Funding for the program has been flat for several years, and the council estimates it would take $245 million to deliver the grant to every student who qualifies, Wyatt said.
But with K-12 education and mental health care topping the list of legislative priorities, acquiring that money is no easy task.
“It seems like a dream, but that program is there and I think we need to fund it,” Selander said.
The deeper question is whether lower tuition or more financial aid – or some combination of both – will result in more college-educated Washingtonians. For many below the poverty line, a bachelor’s degree remains dauntingly expensive.
Without financial aid, poor students “increase borrowing, work more hours, enroll in fewer classes, take additional jobs and make significant changes to their living situation that are less conducive to academic success,” the Student Achievement Council says.

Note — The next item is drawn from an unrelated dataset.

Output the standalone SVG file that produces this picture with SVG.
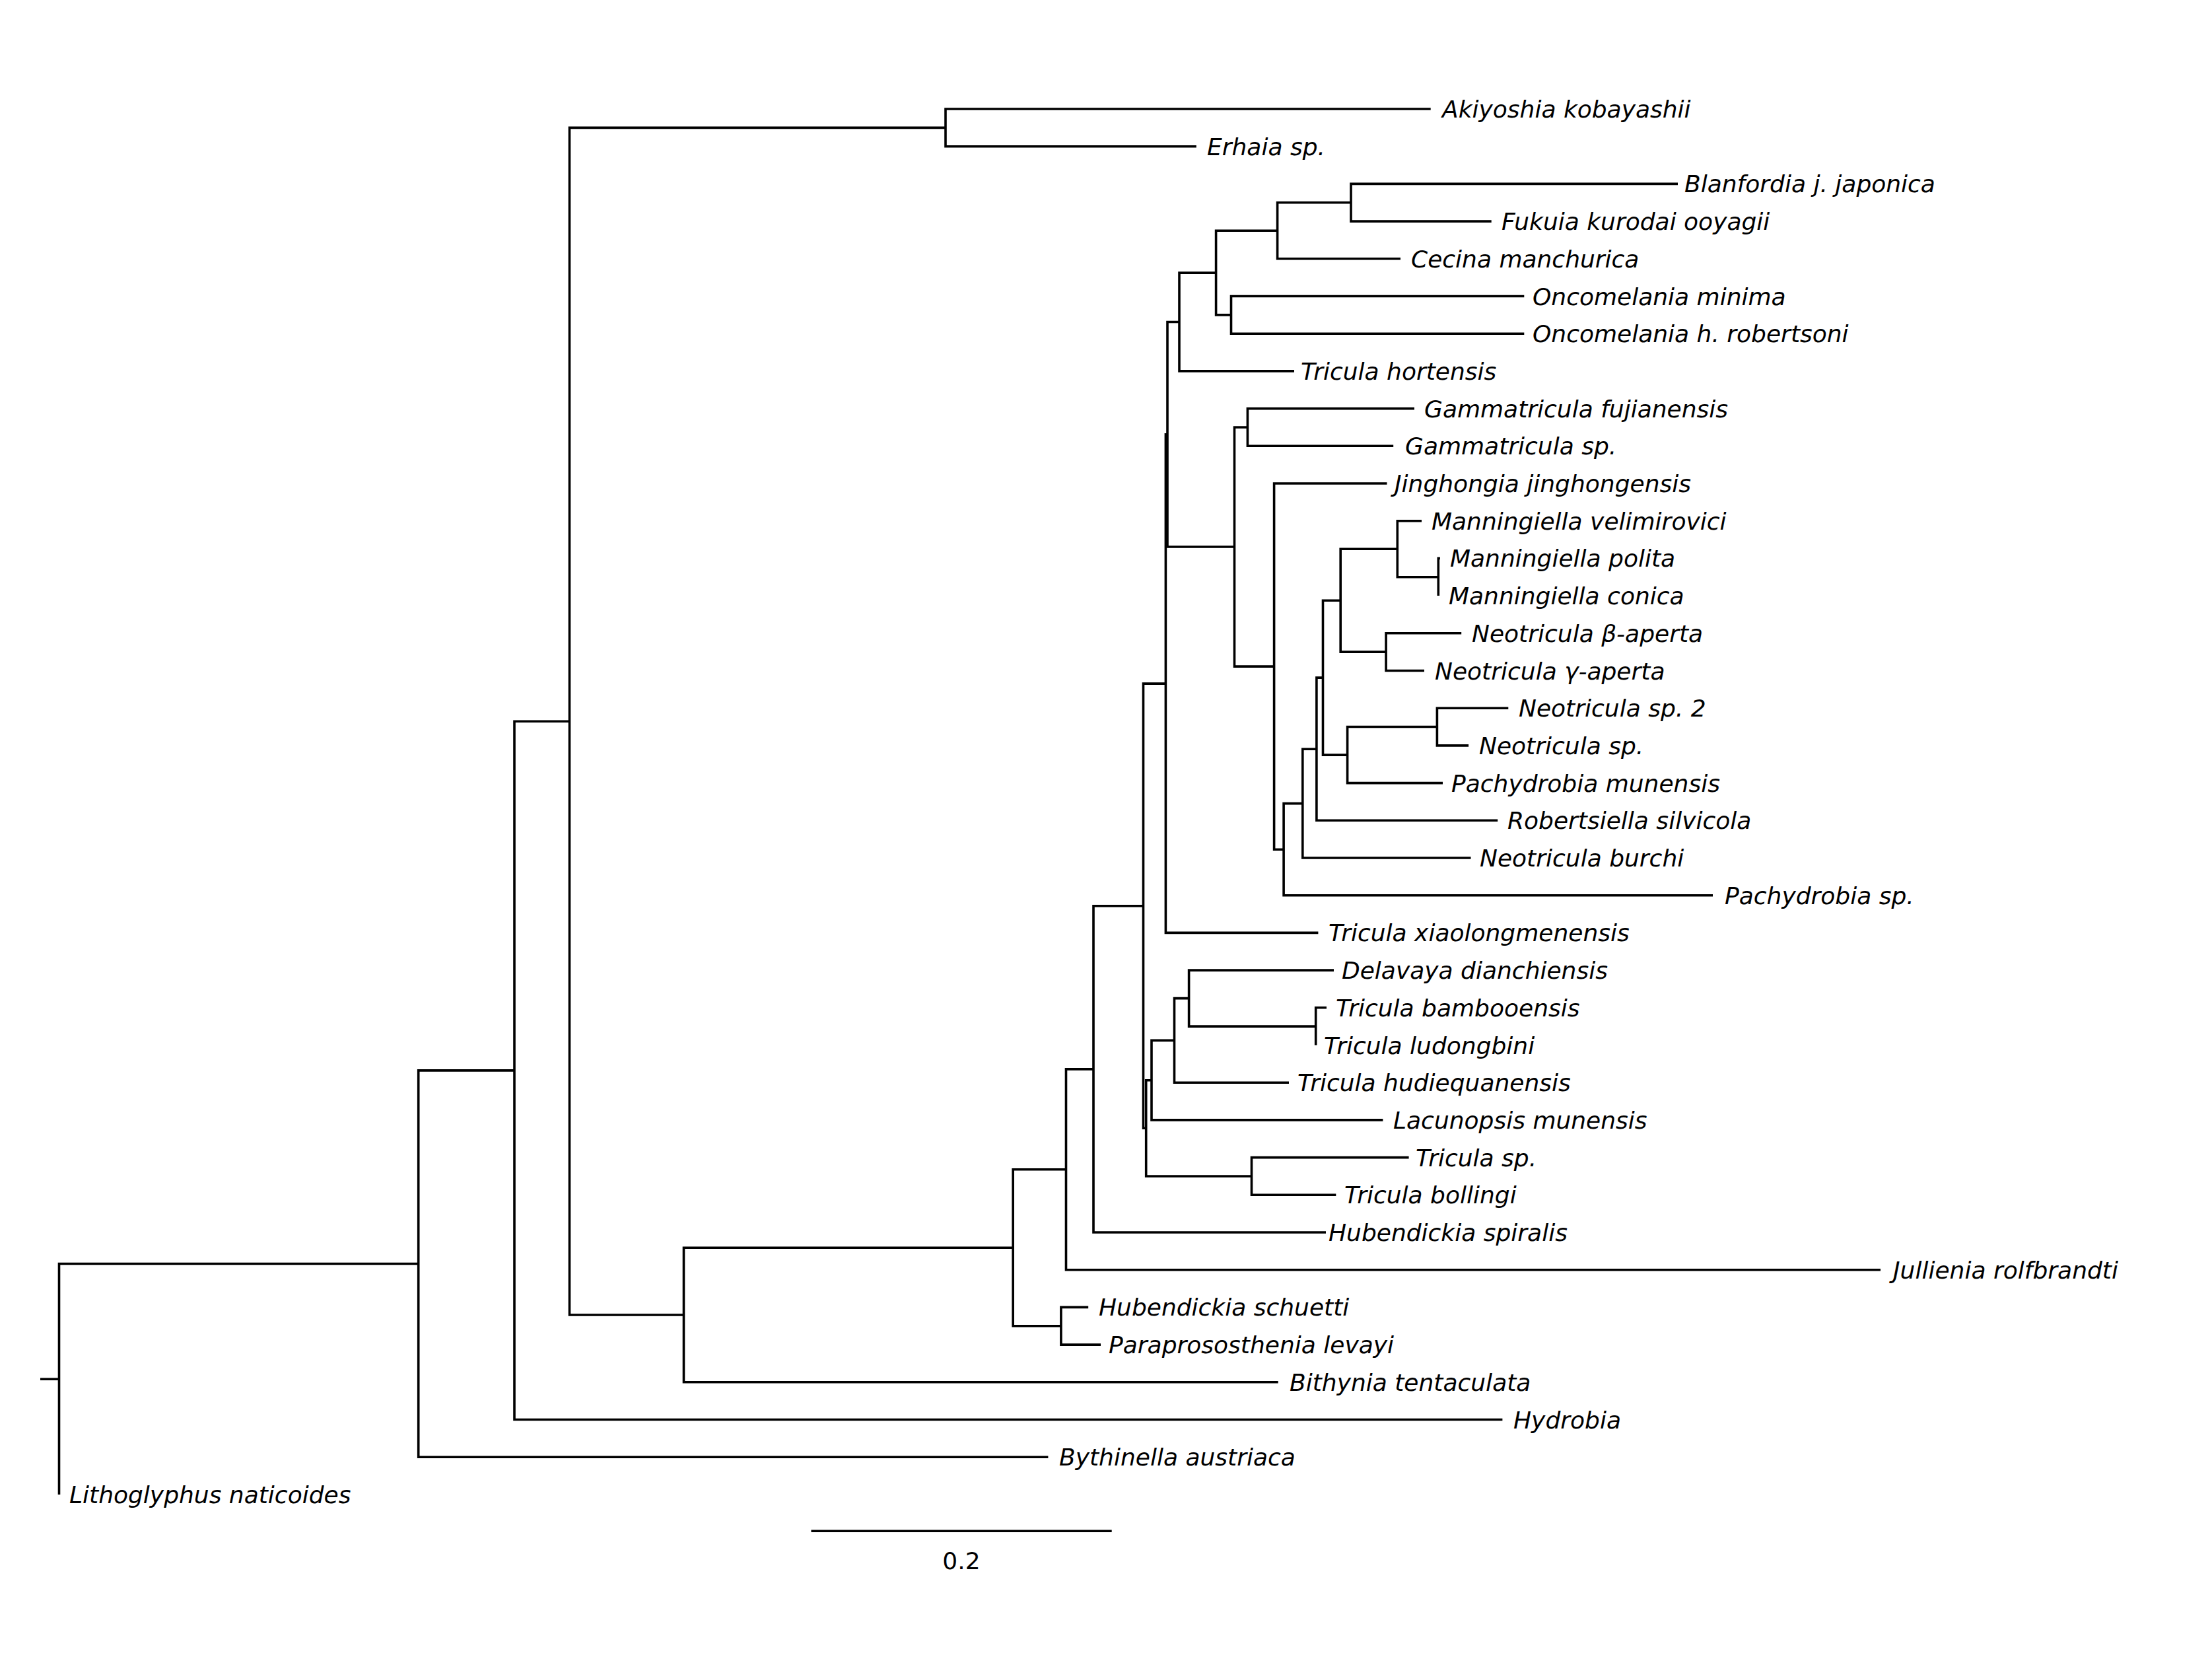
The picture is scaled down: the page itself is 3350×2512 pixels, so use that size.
<svg xmlns="http://www.w3.org/2000/svg" width="3350" height="2512" viewBox="0 0 3350 2512">
<style>
.br{fill:none;stroke:#000;stroke-width:3.6;stroke-linejoin:miter;stroke-linecap:butt}
.lb{font-family:"DejaVu Sans","Liberation Sans",sans-serif;font-style:italic;font-size:36px;fill:#000}
.sc{font-family:"DejaVu Sans","Liberation Sans",sans-serif;font-size:36px;fill:#000;text-anchor:middle}
</style>
<rect width="3350" height="2512" fill="#fff"/>
<g id="branches">
<path class="br" d="M61,2088.2 H89.5"/>
<path class="br" d="M633.7,1913.5 H89.5 V2262.9"/>
<path class="br" d="M779,1620.9 H633.7 V2206.2 H1587.4"/>
<path class="br" d="M862.5,1092.2 H779 V2149.5 H2275.4"/>
<path class="br" d="M1432,193.35 H862.5 V1991 H1035.5"/>
<path class="br" d="M2166.7,165 H1432 V221.7 H1811.8"/>
<path class="br" d="M1534.2,1889.3 H1035.5 V2092.8 H1935.7"/>
<path class="br" d="M1614.5,1770.8 H1534.2 V2007.75 H1606.9"/>
<path class="br" d="M1648.2,1979.4 H1606.9 V2036.1 H1667"/>
<path class="br" d="M1656,1618.9 H1614.5 V1922.7 H2848"/>
<path class="br" d="M1731.5,1371.7 H1656 V1866 H2008"/>
<path class="br" d="M1765.4,1035.1 H1731.5 V1708.3 H1735.7"/>
<path class="br" d="M1744,1635.7 H1735.7 V1780.95 H1895.5"/>
<path class="br" d="M2133.6,1752.6 H1895.5 V1809.3 H2023.3"/>
<path class="br" d="M1778.5,1575.4 H1744 V1695.9 H2094.4"/>
<path class="br" d="M1800.6,1511.6 H1778.5 V1639.2 H1952"/>
<path class="br" d="M2020,1469.1 H1800.6 V1554.15 H1992.7"/>
<path class="br" d="M2009,1525.8 H1992.7 V1582.5"/>
<path class="br" d="M1768,657.8 H1765.4 V1412.4 H1996.4"/>
<path class="br" d="M1786,487.5 H1768 V828 H1869.5"/>
<path class="br" d="M1841.6,413.1 H1786 V561.9 H1960"/>
<path class="br" d="M1934.6,349.3 H1841.6 V476.85 H1864.5"/>
<path class="br" d="M2046,306.75 H1934.6 V391.8 H2121"/>
<path class="br" d="M2541,278.4 H2046 V335.1 H2258.7"/>
<path class="br" d="M2308.3,448.5 H1864.5 V505.2 H2308.3"/>
<path class="br" d="M1889.4,646.95 H1869.5 V1009.1 H1929.6"/>
<path class="br" d="M2142,618.6 H1889.4 V675.3 H2110.2"/>
<path class="br" d="M2100.5,732 H1929.6 V1286.2 H1944.1"/>
<path class="br" d="M1972.8,1216.6 H1944.1 V1355.7 H2594"/>
<path class="br" d="M1993.9,1134.2 H1972.8 V1299 H2227.5"/>
<path class="br" d="M2003.5,1026.1 H1993.9 V1242.3 H2268.2"/>
<path class="br" d="M2030.2,909.2 H2003.5 V1143.1 H2040.6"/>
<path class="br" d="M2116.3,831.2 H2030.2 V987.15 H2099.1"/>
<path class="br" d="M2153,788.7 H2116.3 V873.75 H2178.3"/>
<path class="br" d="M2180.9,845.4 H2178.3 V902.1"/>
<path class="br" d="M2213.2,958.8 H2099.1 V1015.5 H2157"/>
<path class="br" d="M2176.4,1100.55 H2040.6 V1185.6 H2185"/>
<path class="br" d="M2284.3,1072.2 H2176.4 V1128.9 H2224.1"/>
</g>
<g id="leaf-akiyoshia"><text class="lb" x="2184" y="178">Akiyoshia kobayashii</text></g>
<g id="leaf-erhaia"><text class="lb" x="1828" y="234.7">Erhaia sp.</text></g>
<g id="leaf-blanfordia"><text class="lb" x="2551" y="291.4">Blanfordia j. japonica</text></g>
<g id="leaf-fukuia"><text class="lb" x="2274" y="348.1">Fukuia kurodai ooyagii</text></g>
<g id="leaf-cecina"><text class="lb" x="2137" y="404.8">Cecina manchurica</text></g>
<g id="leaf-onco-minima"><text class="lb" x="2321" y="461.5">Oncomelania minima</text></g>
<g id="leaf-onco-robertsoni"><text class="lb" x="2321" y="518.2">Oncomelania h. robertsoni</text></g>
<g id="leaf-tricula-hortensis"><text class="lb" x="1970" y="574.9">Tricula hortensis</text></g>
<g id="leaf-gamma-fujianensis"><text class="lb" x="2157" y="631.6">Gammatricula fujianensis</text></g>
<g id="leaf-gamma-sp"><text class="lb" x="2128" y="688.3">Gammatricula sp.</text></g>
<g id="leaf-jinghongia"><text class="lb" x="2112" y="745">Jinghongia jinghongensis</text></g>
<g id="leaf-mann-velimirovici"><text class="lb" x="2168" y="801.7">Manningiella velimirovici</text></g>
<g id="leaf-mann-polita"><text class="lb" x="2196" y="858.4">Manningiella polita</text></g>
<g id="leaf-mann-conica"><text class="lb" x="2194" y="915.1">Manningiella conica</text></g>
<g id="leaf-neo-beta"><text class="lb" x="2229" y="971.8">Neotricula β-aperta</text></g>
<g id="leaf-neo-gamma"><text class="lb" x="2173" y="1028.5">Neotricula γ-aperta</text></g>
<g id="leaf-neo-sp2"><text class="lb" x="2300" y="1085.2">Neotricula sp. 2</text></g>
<g id="leaf-neo-sp"><text class="lb" x="2240" y="1141.9">Neotricula sp.</text></g>
<g id="leaf-pachy-munensis"><text class="lb" x="2198" y="1198.6">Pachydrobia munensis</text></g>
<g id="leaf-robertsiella"><text class="lb" x="2283" y="1255.3">Robertsiella silvicola</text></g>
<g id="leaf-neo-burchi"><text class="lb" x="2241" y="1312">Neotricula burchi</text></g>
<g id="leaf-pachy-sp"><text class="lb" x="2612" y="1368.7">Pachydrobia sp.</text></g>
<g id="leaf-tricula-xiaolong"><text class="lb" x="2012" y="1425.4">Tricula xiaolongmenensis</text></g>
<g id="leaf-delavaya"><text class="lb" x="2032" y="1482.1">Delavaya dianchiensis</text></g>
<g id="leaf-tricula-bamboo"><text class="lb" x="2023" y="1538.8">Tricula bambooensis</text></g>
<g id="leaf-tricula-ludong"><text class="lb" x="2005" y="1595.5">Tricula ludongbini</text></g>
<g id="leaf-tricula-hudie"><text class="lb" x="1965" y="1652.2">Tricula hudiequanensis</text></g>
<g id="leaf-lacunopsis"><text class="lb" x="2110" y="1708.9">Lacunopsis munensis</text></g>
<g id="leaf-tricula-sp"><text class="lb" x="2144" y="1765.6">Tricula sp.</text></g>
<g id="leaf-tricula-bollingi"><text class="lb" x="2036" y="1822.3">Tricula bollingi</text></g>
<g id="leaf-hub-spiralis"><text class="lb" x="2012" y="1879">Hubendickia spiralis</text></g>
<g id="leaf-jullienia"><text class="lb" x="2867" y="1935.7">Jullienia rolfbrandti</text></g>
<g id="leaf-hub-schuetti"><text class="lb" x="1664" y="1992.4">Hubendickia schuetti</text></g>
<g id="leaf-paraprososthenia"><text class="lb" x="1679" y="2049.1">Paraprososthenia levayi</text></g>
<g id="leaf-bithynia"><text class="lb" x="1953" y="2105.8">Bithynia tentaculata</text></g>
<g id="leaf-hydrobia"><text class="lb" x="2292" y="2162.5">Hydrobia</text></g>
<g id="leaf-bythinella"><text class="lb" x="1604" y="2219.2">Bythinella austriaca</text></g>
<g id="leaf-lithoglyphus"><text class="lb" x="105" y="2275.9">Lithoglyphus naticoides</text></g>
<g id="scale-bar">
<path class="br" d="M1228.5,2318.3 H1683.7"/>
<text class="sc" x="1456" y="2376">0.2</text>
</g>
</svg>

Lawmakers have outlined competing ideologies, but last year’s tuition cuts showed they are willing to work together.
When Democrats proposed free tuition at the state’s community and technical colleges – echoing a proposal from President Barack Obama – Republicans questioned where the money would come from.
And when Republicans proposed across-the-board reductions, Democrats balked – until the parties agreed to close some $300 million in tax loopholes.
“Frankly, it’s something we should do again,” said state Rep. Drew Hansen, the chairman of the House Higher Education Committee. “We should find several hundred million dollars in tax loopholes, that have outlived their usefulness, and put them into higher education.”
The Bainbridge Island Democrat said he plans to keep pushing for free community college, as well as a novel plan to cover tuition for some college dropouts who are 15 credits short of an associate or bachelor’s degree.
Baumgartner, meanwhile, has proposed dedicating a small percentage of the state’s sales-tax revenue to colleges, so the Legislature wouldn’t have to allocate lump sums each year.
“All dollars are green in Olympia,” he said. “The way money gets devoted to higher education is if the public demands it.”